SHORT EXERCISE: Restate the listing below word for word, omitting any images.

INFORMATION SUPPLIED:

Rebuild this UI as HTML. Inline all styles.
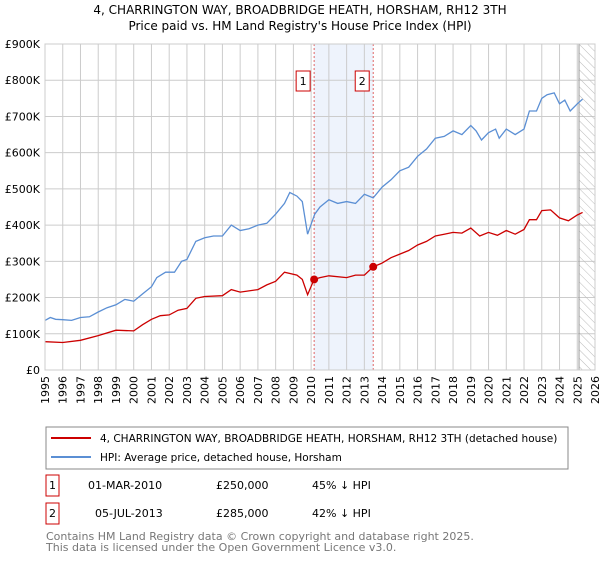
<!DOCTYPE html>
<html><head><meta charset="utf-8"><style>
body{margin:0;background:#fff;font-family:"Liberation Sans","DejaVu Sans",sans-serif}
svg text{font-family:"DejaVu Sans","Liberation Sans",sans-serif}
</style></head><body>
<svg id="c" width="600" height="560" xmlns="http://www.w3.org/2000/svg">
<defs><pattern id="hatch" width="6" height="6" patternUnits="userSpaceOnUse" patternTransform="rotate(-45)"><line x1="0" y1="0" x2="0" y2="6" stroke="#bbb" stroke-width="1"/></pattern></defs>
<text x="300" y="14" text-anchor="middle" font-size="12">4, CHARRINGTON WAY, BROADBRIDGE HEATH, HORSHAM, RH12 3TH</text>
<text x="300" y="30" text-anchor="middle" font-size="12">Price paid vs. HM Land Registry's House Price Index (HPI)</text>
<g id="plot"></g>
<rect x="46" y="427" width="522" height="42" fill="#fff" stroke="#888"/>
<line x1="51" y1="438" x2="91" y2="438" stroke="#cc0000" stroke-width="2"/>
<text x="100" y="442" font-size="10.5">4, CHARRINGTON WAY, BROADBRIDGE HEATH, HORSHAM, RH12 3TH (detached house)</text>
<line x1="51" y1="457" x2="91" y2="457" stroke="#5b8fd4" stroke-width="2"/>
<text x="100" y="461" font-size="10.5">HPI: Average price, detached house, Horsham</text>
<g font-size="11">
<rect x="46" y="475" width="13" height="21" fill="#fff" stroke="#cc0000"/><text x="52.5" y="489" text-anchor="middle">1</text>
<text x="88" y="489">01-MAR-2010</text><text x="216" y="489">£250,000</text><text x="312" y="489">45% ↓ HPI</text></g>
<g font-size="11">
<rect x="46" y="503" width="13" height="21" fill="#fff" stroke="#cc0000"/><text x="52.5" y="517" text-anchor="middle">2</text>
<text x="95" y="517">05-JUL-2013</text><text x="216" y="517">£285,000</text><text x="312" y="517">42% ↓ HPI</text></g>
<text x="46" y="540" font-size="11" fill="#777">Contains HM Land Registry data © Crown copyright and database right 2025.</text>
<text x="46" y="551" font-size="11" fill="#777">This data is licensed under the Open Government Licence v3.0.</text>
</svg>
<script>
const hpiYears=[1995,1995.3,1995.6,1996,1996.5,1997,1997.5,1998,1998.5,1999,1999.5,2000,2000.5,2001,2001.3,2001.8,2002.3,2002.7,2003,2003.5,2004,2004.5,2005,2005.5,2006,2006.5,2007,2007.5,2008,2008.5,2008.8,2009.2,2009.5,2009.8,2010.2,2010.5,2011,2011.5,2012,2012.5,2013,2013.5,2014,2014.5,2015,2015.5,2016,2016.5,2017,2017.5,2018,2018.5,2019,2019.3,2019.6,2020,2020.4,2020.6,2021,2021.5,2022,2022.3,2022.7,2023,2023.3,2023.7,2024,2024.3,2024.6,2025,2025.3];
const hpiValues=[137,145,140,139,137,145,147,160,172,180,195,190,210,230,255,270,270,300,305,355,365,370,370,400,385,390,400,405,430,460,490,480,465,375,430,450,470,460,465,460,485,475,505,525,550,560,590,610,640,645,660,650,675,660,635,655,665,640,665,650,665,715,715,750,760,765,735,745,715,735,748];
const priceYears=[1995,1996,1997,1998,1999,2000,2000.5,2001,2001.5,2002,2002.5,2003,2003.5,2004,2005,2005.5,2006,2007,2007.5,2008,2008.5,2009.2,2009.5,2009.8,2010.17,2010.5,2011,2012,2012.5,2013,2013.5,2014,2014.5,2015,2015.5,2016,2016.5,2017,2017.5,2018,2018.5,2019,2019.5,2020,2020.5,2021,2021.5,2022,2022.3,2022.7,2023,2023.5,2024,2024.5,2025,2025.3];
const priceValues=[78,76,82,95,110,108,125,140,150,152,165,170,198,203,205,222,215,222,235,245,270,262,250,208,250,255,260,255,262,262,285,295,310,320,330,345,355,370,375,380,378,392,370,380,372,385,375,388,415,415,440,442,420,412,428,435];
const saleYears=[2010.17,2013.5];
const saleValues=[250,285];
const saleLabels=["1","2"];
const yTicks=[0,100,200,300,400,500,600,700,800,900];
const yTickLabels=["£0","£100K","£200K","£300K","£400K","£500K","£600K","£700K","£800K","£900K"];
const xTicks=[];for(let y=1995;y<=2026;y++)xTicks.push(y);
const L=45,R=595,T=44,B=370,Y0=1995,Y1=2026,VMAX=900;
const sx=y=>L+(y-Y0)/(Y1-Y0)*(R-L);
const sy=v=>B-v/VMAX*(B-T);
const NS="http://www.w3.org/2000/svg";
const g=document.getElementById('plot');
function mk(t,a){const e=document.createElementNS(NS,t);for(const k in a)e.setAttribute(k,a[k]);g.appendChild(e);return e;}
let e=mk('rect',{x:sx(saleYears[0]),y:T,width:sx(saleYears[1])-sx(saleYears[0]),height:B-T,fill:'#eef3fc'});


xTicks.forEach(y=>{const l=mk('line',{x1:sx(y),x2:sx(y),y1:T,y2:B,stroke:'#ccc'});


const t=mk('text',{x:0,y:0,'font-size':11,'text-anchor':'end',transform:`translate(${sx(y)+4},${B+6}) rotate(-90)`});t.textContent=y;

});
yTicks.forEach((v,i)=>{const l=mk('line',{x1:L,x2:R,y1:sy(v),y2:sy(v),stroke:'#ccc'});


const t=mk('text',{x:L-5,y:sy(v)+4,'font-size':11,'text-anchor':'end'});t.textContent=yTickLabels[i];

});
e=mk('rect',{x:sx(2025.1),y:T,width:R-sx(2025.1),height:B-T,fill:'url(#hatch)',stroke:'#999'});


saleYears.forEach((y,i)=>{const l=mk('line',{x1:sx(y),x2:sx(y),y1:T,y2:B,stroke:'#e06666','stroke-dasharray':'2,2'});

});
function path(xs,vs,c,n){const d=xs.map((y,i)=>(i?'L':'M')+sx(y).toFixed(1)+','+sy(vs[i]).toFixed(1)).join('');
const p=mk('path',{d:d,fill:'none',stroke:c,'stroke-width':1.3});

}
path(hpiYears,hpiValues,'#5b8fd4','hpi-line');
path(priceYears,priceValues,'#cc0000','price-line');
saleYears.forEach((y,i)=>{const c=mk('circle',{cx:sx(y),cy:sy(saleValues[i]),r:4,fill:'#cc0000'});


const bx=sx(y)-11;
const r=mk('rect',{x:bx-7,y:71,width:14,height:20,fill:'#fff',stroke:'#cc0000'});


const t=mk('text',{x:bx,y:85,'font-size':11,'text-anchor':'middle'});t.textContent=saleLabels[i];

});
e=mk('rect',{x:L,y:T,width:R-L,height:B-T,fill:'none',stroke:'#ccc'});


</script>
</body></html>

ANSWER FOR THIS EXERCISE:
Rebuild this UI as HTML. Inline all styles.
<!DOCTYPE html>
<html><head><meta charset="utf-8"><style>
body{margin:0;background:#fff;font-family:"Liberation Sans","DejaVu Sans",sans-serif}
svg text{font-family:"DejaVu Sans","Liberation Sans",sans-serif}
</style></head><body>
<svg id="c" width="600" height="560" xmlns="http://www.w3.org/2000/svg">
<defs><pattern id="hatch" width="6" height="6" patternUnits="userSpaceOnUse" patternTransform="rotate(-45)"><line x1="0" y1="0" x2="0" y2="6" stroke="#bbb" stroke-width="1"/></pattern></defs>
<text x="300" y="14" text-anchor="middle" font-size="12">4, CHARRINGTON WAY, BROADBRIDGE HEATH, HORSHAM, RH12 3TH</text>
<text x="300" y="30" text-anchor="middle" font-size="12">Price paid vs. HM Land Registry's House Price Index (HPI)</text>
<g id="plot"></g>
<rect x="46" y="427" width="522" height="42" fill="#fff" stroke="#888"/>
<line x1="51" y1="438" x2="91" y2="438" stroke="#cc0000" stroke-width="2"/>
<text x="100" y="442" font-size="10.5">4, CHARRINGTON WAY, BROADBRIDGE HEATH, HORSHAM, RH12 3TH (detached house)</text>
<line x1="51" y1="457" x2="91" y2="457" stroke="#5b8fd4" stroke-width="2"/>
<text x="100" y="461" font-size="10.5">HPI: Average price, detached house, Horsham</text>
<g font-size="11">
<rect x="46" y="475" width="13" height="21" fill="#fff" stroke="#cc0000"/><text x="52.5" y="489" text-anchor="middle">1</text>
<text x="88" y="489">01-MAR-2010</text><text x="216" y="489">£250,000</text><text x="312" y="489">45% ↓ HPI</text></g>
<g font-size="11">
<rect x="46" y="503" width="13" height="21" fill="#fff" stroke="#cc0000"/><text x="52.5" y="517" text-anchor="middle">2</text>
<text x="95" y="517">05-JUL-2013</text><text x="216" y="517">£285,000</text><text x="312" y="517">42% ↓ HPI</text></g>
<text x="46" y="540" font-size="11" fill="#777">Contains HM Land Registry data © Crown copyright and database right 2025.</text>
<text x="46" y="551" font-size="11" fill="#777">This data is licensed under the Open Government Licence v3.0.</text>
</svg>
<script>
const hpiYears=[1995,1995.3,1995.6,1996,1996.5,1997,1997.5,1998,1998.5,1999,1999.5,2000,2000.5,2001,2001.3,2001.8,2002.3,2002.7,2003,2003.5,2004,2004.5,2005,2005.5,2006,2006.5,2007,2007.5,2008,2008.5,2008.8,2009.2,2009.5,2009.8,2010.2,2010.5,2011,2011.5,2012,2012.5,2013,2013.5,2014,2014.5,2015,2015.5,2016,2016.5,2017,2017.5,2018,2018.5,2019,2019.3,2019.6,2020,2020.4,2020.6,2021,2021.5,2022,2022.3,2022.7,2023,2023.3,2023.7,2024,2024.3,2024.6,2025,2025.3];
const hpiValues=[137,145,140,139,137,145,147,160,172,180,195,190,210,230,255,270,270,300,305,355,365,370,370,400,385,390,400,405,430,460,490,480,465,375,430,450,470,460,465,460,485,475,505,525,550,560,590,610,640,645,660,650,675,660,635,655,665,640,665,650,665,715,715,750,760,765,735,745,715,735,748];
const priceYears=[1995,1996,1997,1998,1999,2000,2000.5,2001,2001.5,2002,2002.5,2003,2003.5,2004,2005,2005.5,2006,2007,2007.5,2008,2008.5,2009.2,2009.5,2009.8,2010.17,2010.5,2011,2012,2012.5,2013,2013.5,2014,2014.5,2015,2015.5,2016,2016.5,2017,2017.5,2018,2018.5,2019,2019.5,2020,2020.5,2021,2021.5,2022,2022.3,2022.7,2023,2023.5,2024,2024.5,2025,2025.3];
const priceValues=[78,76,82,95,110,108,125,140,150,152,165,170,198,203,205,222,215,222,235,245,270,262,250,208,250,255,260,255,262,262,285,295,310,320,330,345,355,370,375,380,378,392,370,380,372,385,375,388,415,415,440,442,420,412,428,435];
const saleYears=[2010.17,2013.5];
const saleValues=[250,285];
const saleLabels=["1","2"];
const yTicks=[0,100,200,300,400,500,600,700,800,900];
const yTickLabels=["£0","£100K","£200K","£300K","£400K","£500K","£600K","£700K","£800K","£900K"];
const xTicks=[];for(let y=1995;y<=2026;y++)xTicks.push(y);
const L=45,R=595,T=44,B=370,Y0=1995,Y1=2026,VMAX=900;
const sx=y=>L+(y-Y0)/(Y1-Y0)*(R-L);
const sy=v=>B-v/VMAX*(B-T);
const NS="http://www.w3.org/2000/svg";
const g=document.getElementById('plot');
function mk(t,a){const e=document.createElementNS(NS,t);for(const k in a)e.setAttribute(k,a[k]);g.appendChild(e);return e;}
let e=mk('rect',{x:sx(saleYears[0]),y:T,width:sx(saleYears[1])-sx(saleYears[0]),height:B-T,fill:'#eef3fc'});


xTicks.forEach(y=>{const l=mk('line',{x1:sx(y),x2:sx(y),y1:T,y2:B,stroke:'#ccc'});


const t=mk('text',{x:0,y:0,'font-size':11,'text-anchor':'end',transform:`translate(${sx(y)+4},${B+6}) rotate(-90)`});t.textContent=y;

});
yTicks.forEach((v,i)=>{const l=mk('line',{x1:L,x2:R,y1:sy(v),y2:sy(v),stroke:'#ccc'});


const t=mk('text',{x:L-5,y:sy(v)+4,'font-size':11,'text-anchor':'end'});t.textContent=yTickLabels[i];

});
e=mk('rect',{x:sx(2025.1),y:T,width:R-sx(2025.1),height:B-T,fill:'url(#hatch)',stroke:'#999'});


saleYears.forEach((y,i)=>{const l=mk('line',{x1:sx(y),x2:sx(y),y1:T,y2:B,stroke:'#e06666','stroke-dasharray':'2,2'});

});
function path(xs,vs,c,n){const d=xs.map((y,i)=>(i?'L':'M')+sx(y).toFixed(1)+','+sy(vs[i]).toFixed(1)).join('');
const p=mk('path',{d:d,fill:'none',stroke:c,'stroke-width':1.3});

}
path(hpiYears,hpiValues,'#5b8fd4','hpi-line');
path(priceYears,priceValues,'#cc0000','price-line');
saleYears.forEach((y,i)=>{const c=mk('circle',{cx:sx(y),cy:sy(saleValues[i]),r:4,fill:'#cc0000'});


const bx=sx(y)-11;
const r=mk('rect',{x:bx-7,y:71,width:14,height:20,fill:'#fff',stroke:'#cc0000'});


const t=mk('text',{x:bx,y:85,'font-size':11,'text-anchor':'middle'});t.textContent=saleLabels[i];

});
e=mk('rect',{x:L,y:T,width:R-L,height:B-T,fill:'none',stroke:'#ccc'});


</script>
</body></html>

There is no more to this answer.